Monday, September 12, 2011

Sleuthwork and Homesickness


As much sleuthing as I've been doing lately, perhaps I should go back to school for forensics…  figuring out what exactly a UCA church is, figuring out where the kids' menus are at the restaurant, and now, figuring out who exactly we're house sitting for.  I wonder what people would think of my family if they were house sitting for us.  They'd see stacks of school books, concluding that we're either in the curriculum business or mom's a teacher.  They'd see various accoutrements belonging to various activities - horsey things, volleybally things, musical things.  They'd see home made granola, a full fruit drawer and a freezer full of veggies. 

This episode of House Sitter in the Adventures of SG and LMS has been quite fascinating, particularly in the kitchen area.  Let me tell you, these people have a crazy kitchen.  We still haven't found any measuring cups!  And let me tell you, we've scoured cupboards and shelves for them!  Their pantry deserves its own paragraph.  Suffice it to say, they have enough sauces to run both an Italian and a Thai restaurant for a month.  They have such a strange assortment of things… pine nuts, sprinkles, bearnaise sauce, oodles of noodles, canned coconut cream, bottles of excellent olive oil, cans of crushed tomatoes.  The tupperware is minimal, and it took us days to find the cutting boards. 

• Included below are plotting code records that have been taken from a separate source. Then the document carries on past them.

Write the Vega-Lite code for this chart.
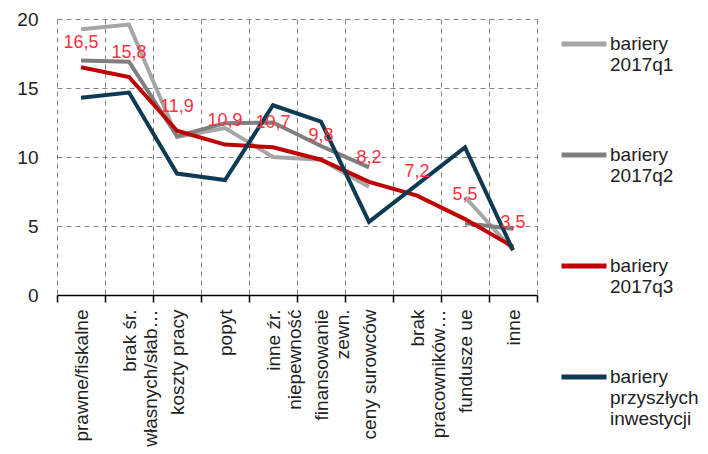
{
  "$schema": "https://vega.github.io/schema/vega-lite/v6.json",
  "width": 480,
  "height": 276,
  "autosize": {"type": "none"},
  "padding": {"left": 57, "top": 19, "right": 171, "bottom": 159},
  "background": "white",
  "config": {
    "font": "Liberation Sans",
    "view": {"stroke": null},
    "locale": {"number": {"decimal": ",", "thousands": " ", "grouping": [3], "currency": ["", " zł"]}}
  },
  "data": {
    "values": [
      {"cat": "prawne/fiskalne", "series": "bariery 2017q1", "value": 19.25},
      {"cat": "brak śr.\nwłasnych/słab…", "series": "bariery 2017q1", "value": 19.6},
      {"cat": "koszty pracy", "series": "bariery 2017q1", "value": 11.45},
      {"cat": "popyt", "series": "bariery 2017q1", "value": 12.1},
      {"cat": "inne źr.\nniepewność", "series": "bariery 2017q1", "value": 10.0},
      {"cat": "finansowanie\nzewn.", "series": "bariery 2017q1", "value": 9.8},
      {"cat": "ceny surowców", "series": "bariery 2017q1", "value": 7.85},
      {"cat": "brak\npracowników…", "series": "bariery 2017q1", "value": null},
      {"cat": "fundusze ue", "series": "bariery 2017q1", "value": 7.1},
      {"cat": "inne", "series": "bariery 2017q1", "value": 3.25},
      {"cat": "prawne/fiskalne", "series": "bariery 2017q2", "value": 17.0},
      {"cat": "brak śr.\nwłasnych/słab…", "series": "bariery 2017q2", "value": 16.9},
      {"cat": "koszty pracy", "series": "bariery 2017q2", "value": 11.5},
      {"cat": "popyt", "series": "bariery 2017q2", "value": 12.45},
      {"cat": "inne źr.\nniepewność", "series": "bariery 2017q2", "value": 12.5},
      {"cat": "finansowanie\nzewn.", "series": "bariery 2017q2", "value": 10.8},
      {"cat": "ceny surowców", "series": "bariery 2017q2", "value": 9.25},
      {"cat": "brak\npracowników…", "series": "bariery 2017q2", "value": null},
      {"cat": "fundusze ue", "series": "bariery 2017q2", "value": 5.2},
      {"cat": "inne", "series": "bariery 2017q2", "value": 4.8},
      {"cat": "prawne/fiskalne", "series": "bariery 2017q3", "value": 16.5},
      {"cat": "brak śr.\nwłasnych/słab…", "series": "bariery 2017q3", "value": 15.8},
      {"cat": "koszty pracy", "series": "bariery 2017q3", "value": 11.9},
      {"cat": "popyt", "series": "bariery 2017q3", "value": 10.9},
      {"cat": "inne źr.\nniepewność", "series": "bariery 2017q3", "value": 10.7},
      {"cat": "finansowanie\nzewn.", "series": "bariery 2017q3", "value": 9.8},
      {"cat": "ceny surowców", "series": "bariery 2017q3", "value": 8.2},
      {"cat": "brak\npracowników…", "series": "bariery 2017q3", "value": 7.2},
      {"cat": "fundusze ue", "series": "bariery 2017q3", "value": 5.5},
      {"cat": "inne", "series": "bariery 2017q3", "value": 3.5},
      {"cat": "prawne/fiskalne", "series": "bariery przyszłych inwestycji", "value": 14.3},
      {"cat": "brak śr.\nwłasnych/słab…", "series": "bariery przyszłych inwestycji", "value": 14.67},
      {"cat": "koszty pracy", "series": "bariery przyszłych inwestycji", "value": 8.8},
      {"cat": "popyt", "series": "bariery przyszłych inwestycji", "value": 8.33},
      {"cat": "inne źr.\nniepewność", "series": "bariery przyszłych inwestycji", "value": 13.75},
      {"cat": "finansowanie\nzewn.", "series": "bariery przyszłych inwestycji", "value": 12.56},
      {"cat": "ceny surowców", "series": "bariery przyszłych inwestycji", "value": 5.3},
      {"cat": "brak\npracowników…", "series": "bariery przyszłych inwestycji", "value": 8.0},
      {"cat": "fundusze ue", "series": "bariery przyszłych inwestycji", "value": 10.7},
      {"cat": "inne", "series": "bariery przyszłych inwestycji", "value": 3.25}
    ]
  },
  "layer": [
    {
      "mark": {"type": "line", "strokeWidth": 4, "invalid": "break-paths-show-domains"},
      "encoding": {
        "x": {
          "field": "cat", "type": "nominal", "sort": null,
          "scale": {"type": "band", "paddingInner": 0, "paddingOuter": 0},
          "axis": {
            "title": null,
            "tickBand": "extent",
            "grid": true, "gridDash": [5, 4], "gridColor": "#808080", "gridWidth": 1,
            "domainColor": "#000000", "domainWidth": 1.5,
            "tickColor": "#000000", "tickWidth": 1.5, "tickSize": 7,
            "labelAngle": -90, "labelAlign": "right", "labelBaseline": "middle",
            "labelFontSize": 19, "labelColor": "#222222", "labelPadding": 7,
            "labelLimit": 250, "labelOverlap": false,
            "labelExpr": "split(datum.label, '\\n')",
            "encode": {"labels": {"update": {"dy": {"signal": "length(split(datum.value, '\\n')) > 1 ? -11 : 0"}}}}
          }
        },
        "y": {
          "field": "value", "type": "quantitative",
          "scale": {"domain": [0, 20], "nice": false},
          "axis": {
            "title": null, "values": [0, 5, 10, 15, 20],
            "grid": true, "gridDash": [5, 4], "gridColor": "#808080", "gridWidth": 1,
            "domain": false, "ticks": false,
            "labelFontSize": 19, "labelColor": "#222222", "labelPadding": 19
          }
        },
        "color": {
          "field": "series", "type": "nominal",
          "scale": {
            "domain": ["bariery 2017q1", "bariery 2017q2", "bariery 2017q3", "bariery przyszłych inwestycji"],
            "range": ["#a6a6a6", "#7f7f7f", "#c00000", "#0e3b53"]
          },
          "legend": {
            "title": null, "orient": "none", "legendX": 502, "legendY": 0,
            "padding": 0,
            "symbolType": "stroke", "symbolSize": 2025, "symbolStrokeWidth": 5,
            "labelFontSize": 19, "labelColor": "#222222", "labelOffset": 1,
            "labelBaseline": "alphabetic", "labelLimit": 200,
            "rowPadding": 55,
            "labelExpr": "split(datum.label, ' ')",
            "encode": {"labels": {"update": {"dy": {"value": 6}}}}
          }
        }
      }
    },
    {
      "transform": [{"filter": "datum.series == 'bariery 2017q3'"}],
      "mark": {"type": "text", "dy": -24, "fontSize": 18, "color": "#ff3040", "baseline": "middle"},
      "encoding": {
        "x": {"field": "cat", "type": "nominal", "sort": null},
        "y": {"field": "value", "type": "quantitative"},
        "text": {"field": "value", "type": "quantitative", "format": ".1f"}
      }
    }
  ]
}
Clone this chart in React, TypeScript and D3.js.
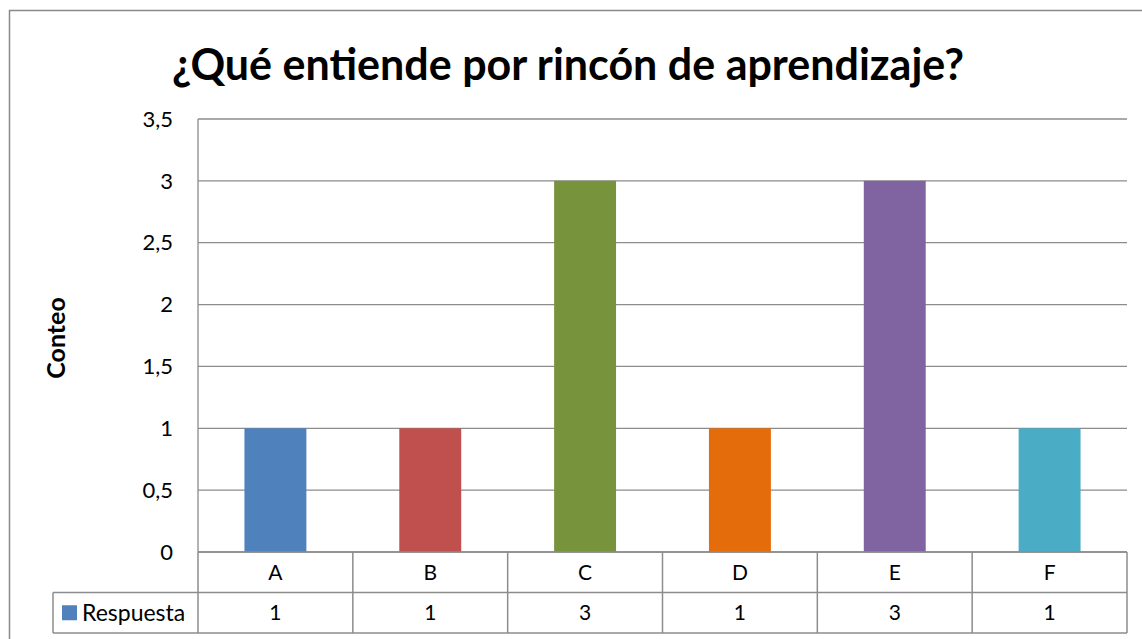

We're trying to piece together a case for what these people eat, but we haven't made it very far.  We've conjectured that they don't bake much, since we can't seem to find measuring cups, and they must do a lot of meat and pasta if they have all of these sauces.  They like fancy food and international flavors because their sauces range from organic ranch dressing to fish sauce to jars of Indian somethingorother.  They have loads of place settings, so a fair bit of entertaining goes on. 

As for the homesick part of this title, well, it happened.  Skype is a wonderful thing, but I spent most of my Saturday on it talking to many of the nearest and dearest.  It was horrid.  I treasure being able to see their faces and I so value the conversations I get to have with my family and friends, but it definitely put me out of sorts.  I've been quite alright up until this weekend.  It's just inconvenient because it's explainable, just not too curable.  I'll be home for Christmas, and there's no way I'm quitting Australia.  I'm happy here and I think God has me here for a lot of great reasons.  Somehow those things should be able to make me not sad about not being at school or home or having my own classroom like my ed friends.  Right?  I think the Holy Spirit acts like a kind of soul sling in times like these.  You feel kind of sinky inside, but He just holds you up.  He doesn't lift you in a kind of happy all the time way, it's more of a sustaining encouragement.  He just keeps saying - I will never leave you.  Ever.

 So, don't worry Mom and Pops, everything here is fine.  It's just hard.  People work is slow work, like watching your hair grow slow.  Like planting a garden instead of buying frozen peas slow.  It's thinking work, too.  You have to think about who your audience is, what's important to them, how they operate.  You have to think about what's important and why it matters.  You have to boil down lots of Christian theology and thought and philosophy and see what's left at the bottom of the pot when the water's gone. 

Tomorrow is a day off.  It will be spent reading.  Always reading.  It will also be spent with J and baby S, possibly the most beautiful child I have ever met.  Seriously.  It might also be spent running or with hilarious old men who recycle to raise money for missions.  They are very… charming in a chuckling, sarcastic old man way.

Much love,

LMS

1 comment:

  1. Thoughts and prayers, LMS. Sounds like you're being sustained by His Power.